=== Collected material ===
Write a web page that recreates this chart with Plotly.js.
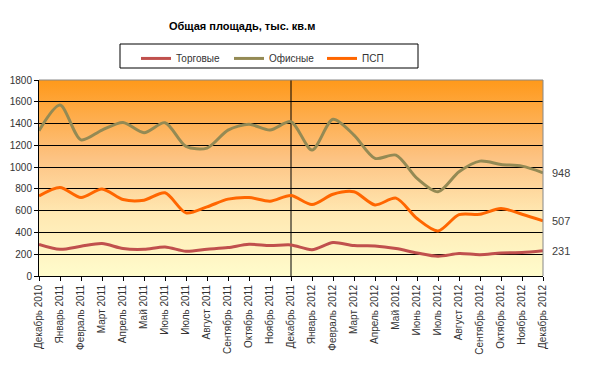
<!DOCTYPE html>
<html>
<head>
<meta charset="utf-8">
<script src="https://cdn.plot.ly/plotly-3.0.1.min.js"></script>
<style>html,body{margin:0;padding:0;background:#fff;}#chart{width:600px;height:368px;}</style>
</head>
<body>
<div id="chart"></div>
<script>
const categories = ["Декабрь 2010","Январь 2011","Февраль 2011","Март 2011","Апрель 2011","Май 2011","Июнь 2011","Июль 2011","Август 2011","Сентябрь 2011","Октябрь 2011","Ноябрь 2011","Декабрь 2011","Январь 2012","Февраль 2012","Март 2012","Апрель 2012","Май 2012","Июнь 2012","Июль 2012","Август 2012","Сентябрь 2012","Октябрь 2012","Ноябрь 2012","Декабрь 2012"];
const torgovye = [291,245,273,298,252,245,267,227,245,261,291,279,285,242,307,279,276,252,212,181,206,196,212,215,231];
const ofisnye = [1334,1570,1250,1340,1410,1316,1408,1190,1175,1340,1393,1340,1417,1157,1439,1294,1080,1110,896,773,957,1055,1025,1009,948];
const psp = [735,813,721,800,702,696,764,580,635,706,721,687,739,656,751,773,653,715,528,414,564,567,620,567,507];
const seriesNames = ["Торговые","Офисные","ПСП"];
const seriesColors = ["#C0504D","#948A54","#FF6600"];
const dividerCategory = "Декабрь 2011";
const titleText = "Общая площадь, тыс. кв.м";

const allSeries = [torgovye, ofisnye, psp];
const traces = allSeries.map((vals, i) => ({
  type: "scatter", mode: "lines", x: categories, y: vals, name: seriesNames[i],
  line: {color: seriesColors[i], width: 3, shape: "spline", smoothing: 0.8},
  hoverinfo: "skip"
}));

const last = categories.length - 1;
const annotations = allSeries.map(vals => ({
  x: categories[last], y: vals[last], xref: "x", yref: "y",
  text: String(vals[last]), showarrow: false, xanchor: "left", xshift: 7,
  font: {family: "Arial, Liberation Sans, sans-serif", size: 11, color: "#404040"}
}));

const grad = '<svg xmlns="http://www.w3.org/2000/svg" width="100" height="100" preserveAspectRatio="none"><defs><linearGradient id="g" x1="0" y1="0" x2="0" y2="1"><stop offset="0" stop-color="#FF991A"/><stop offset="0.4" stop-color="#FDC383"/><stop offset="0.68" stop-color="#FFE8B2"/><stop offset="1" stop-color="#FFFCCC"/></linearGradient></defs><rect width="100" height="100" fill="url(#g)"/></svg>';

const font = {family: "Arial, Liberation Sans, sans-serif", size: 10, color: "#333"};
const layout = {
  width: 600, height: 368,
  margin: {l: 39, r: 57, t: 80, b: 92},
  paper_bgcolor: "#fff", plot_bgcolor: "rgba(0,0,0,0)",
  font: font,
  title: {text: "<b>" + titleText + "</b>", font: {family: "Arial, Liberation Sans, sans-serif", size: 11, color: "#000"},
          x: 0.403, xref: "paper", xanchor: "center", y: 1 - 26/368, yref: "container", yanchor: "middle"},
  showlegend: true,
  legend: {orientation: "h", x: (136 - 39) / 504, xanchor: "left", y: 1.184, yanchor: "top",
           borderwidth: 0, bgcolor: "rgba(0,0,0,0)",
           font: {family: "Arial, Liberation Sans, sans-serif", size: 10, color: "#333"},
           entrywidth: 48, entrywidthmode: "pixels", itemwidth: 30},
  xaxis: {type: "category", range: [0, last], showgrid: false, showline: true, linecolor: "#000", linewidth: 1,
          ticks: "outside", ticklen: 4, tickcolor: "#000", tickangle: -90, tickfont: font, fixedrange: true},
  yaxis: {range: [0, 1800], dtick: 200, showgrid: true, gridcolor: "#000", gridwidth: 1,
          showline: true, linecolor: "#000", linewidth: 1, ticks: "outside", ticklen: 4, tickcolor: "#000",
          tickfont: font, zeroline: false, fixedrange: true},
  images: [{source: "data:image/svg+xml;charset=utf-8," + encodeURIComponent(grad), xref: "paper", yref: "paper",
            x: 0, y: 1, sizex: 1, sizey: 1, sizing: "stretch", layer: "below", xanchor: "left", yanchor: "top"}],
  shapes: [
    {type: "line", xref: "x", yref: "paper", x0: dividerCategory, x1: dividerCategory, y0: 0, y1: 1, line: {color: "#000", width: 1}, layer: "below"},
    {type: "line", xref: "paper", yref: "paper", x0: 0, x1: 1, y0: 1, y1: 1, line: {color: "#888", width: 1}},
    {type: "line", xref: "paper", yref: "paper", x0: 1, x1: 1, y0: 0, y1: 1, line: {color: "#888", width: 1}},
    {type: "rect", xref: "paper", yref: "paper", x0: (120 - 39) / 504, x1: (418 - 39) / 504, y0: (276 - 68) / 196, y1: (276 - 44) / 196,
     line: {color: "#000", width: 1}, fillcolor: "#fff", layer: "below"}
  ],
  annotations: annotations
};
Plotly.newPlot("chart", traces, layout, {staticPlot: true, displayModeBar: false});
</script>
</body>
</html>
===
[Required task] Skip every picture and transcribe the data above exactly.

[Output below]
Write a web page that recreates this chart with Plotly.js.
<!DOCTYPE html>
<html>
<head>
<meta charset="utf-8">
<script src="https://cdn.plot.ly/plotly-3.0.1.min.js"></script>
<style>html,body{margin:0;padding:0;background:#fff;}#chart{width:600px;height:368px;}</style>
</head>
<body>
<div id="chart"></div>
<script>
const categories = ["Декабрь 2010","Январь 2011","Февраль 2011","Март 2011","Апрель 2011","Май 2011","Июнь 2011","Июль 2011","Август 2011","Сентябрь 2011","Октябрь 2011","Ноябрь 2011","Декабрь 2011","Январь 2012","Февраль 2012","Март 2012","Апрель 2012","Май 2012","Июнь 2012","Июль 2012","Август 2012","Сентябрь 2012","Октябрь 2012","Ноябрь 2012","Декабрь 2012"];
const torgovye = [291,245,273,298,252,245,267,227,245,261,291,279,285,242,307,279,276,252,212,181,206,196,212,215,231];
const ofisnye = [1334,1570,1250,1340,1410,1316,1408,1190,1175,1340,1393,1340,1417,1157,1439,1294,1080,1110,896,773,957,1055,1025,1009,948];
const psp = [735,813,721,800,702,696,764,580,635,706,721,687,739,656,751,773,653,715,528,414,564,567,620,567,507];
const seriesNames = ["Торговые","Офисные","ПСП"];
const seriesColors = ["#C0504D","#948A54","#FF6600"];
const dividerCategory = "Декабрь 2011";
const titleText = "Общая площадь, тыс. кв.м";

const allSeries = [torgovye, ofisnye, psp];
const traces = allSeries.map((vals, i) => ({
  type: "scatter", mode: "lines", x: categories, y: vals, name: seriesNames[i],
  line: {color: seriesColors[i], width: 3, shape: "spline", smoothing: 0.8},
  hoverinfo: "skip"
}));

const last = categories.length - 1;
const annotations = allSeries.map(vals => ({
  x: categories[last], y: vals[last], xref: "x", yref: "y",
  text: String(vals[last]), showarrow: false, xanchor: "left", xshift: 7,
  font: {family: "Arial, Liberation Sans, sans-serif", size: 11, color: "#404040"}
}));

const grad = '<svg xmlns="http://www.w3.org/2000/svg" width="100" height="100" preserveAspectRatio="none"><defs><linearGradient id="g" x1="0" y1="0" x2="0" y2="1"><stop offset="0" stop-color="#FF991A"/><stop offset="0.4" stop-color="#FDC383"/><stop offset="0.68" stop-color="#FFE8B2"/><stop offset="1" stop-color="#FFFCCC"/></linearGradient></defs><rect width="100" height="100" fill="url(#g)"/></svg>';

const font = {family: "Arial, Liberation Sans, sans-serif", size: 10, color: "#333"};
const layout = {
  width: 600, height: 368,
  margin: {l: 39, r: 57, t: 80, b: 92},
  paper_bgcolor: "#fff", plot_bgcolor: "rgba(0,0,0,0)",
  font: font,
  title: {text: "<b>" + titleText + "</b>", font: {family: "Arial, Liberation Sans, sans-serif", size: 11, color: "#000"},
          x: 0.403, xref: "paper", xanchor: "center", y: 1 - 26/368, yref: "container", yanchor: "middle"},
  showlegend: true,
  legend: {orientation: "h", x: (136 - 39) / 504, xanchor: "left", y: 1.184, yanchor: "top",
           borderwidth: 0, bgcolor: "rgba(0,0,0,0)",
           font: {family: "Arial, Liberation Sans, sans-serif", size: 10, color: "#333"},
           entrywidth: 48, entrywidthmode: "pixels", itemwidth: 30},
  xaxis: {type: "category", range: [0, last], showgrid: false, showline: true, linecolor: "#000", linewidth: 1,
          ticks: "outside", ticklen: 4, tickcolor: "#000", tickangle: -90, tickfont: font, fixedrange: true},
  yaxis: {range: [0, 1800], dtick: 200, showgrid: true, gridcolor: "#000", gridwidth: 1,
          showline: true, linecolor: "#000", linewidth: 1, ticks: "outside", ticklen: 4, tickcolor: "#000",
          tickfont: font, zeroline: false, fixedrange: true},
  images: [{source: "data:image/svg+xml;charset=utf-8," + encodeURIComponent(grad), xref: "paper", yref: "paper",
            x: 0, y: 1, sizex: 1, sizey: 1, sizing: "stretch", layer: "below", xanchor: "left", yanchor: "top"}],
  shapes: [
    {type: "line", xref: "x", yref: "paper", x0: dividerCategory, x1: dividerCategory, y0: 0, y1: 1, line: {color: "#000", width: 1}, layer: "below"},
    {type: "line", xref: "paper", yref: "paper", x0: 0, x1: 1, y0: 1, y1: 1, line: {color: "#888", width: 1}},
    {type: "line", xref: "paper", yref: "paper", x0: 1, x1: 1, y0: 0, y1: 1, line: {color: "#888", width: 1}},
    {type: "rect", xref: "paper", yref: "paper", x0: (120 - 39) / 504, x1: (418 - 39) / 504, y0: (276 - 68) / 196, y1: (276 - 44) / 196,
     line: {color: "#000", width: 1}, fillcolor: "#fff", layer: "below"}
  ],
  annotations: annotations
};
Plotly.newPlot("chart", traces, layout, {staticPlot: true, displayModeBar: false});
</script>
</body>
</html>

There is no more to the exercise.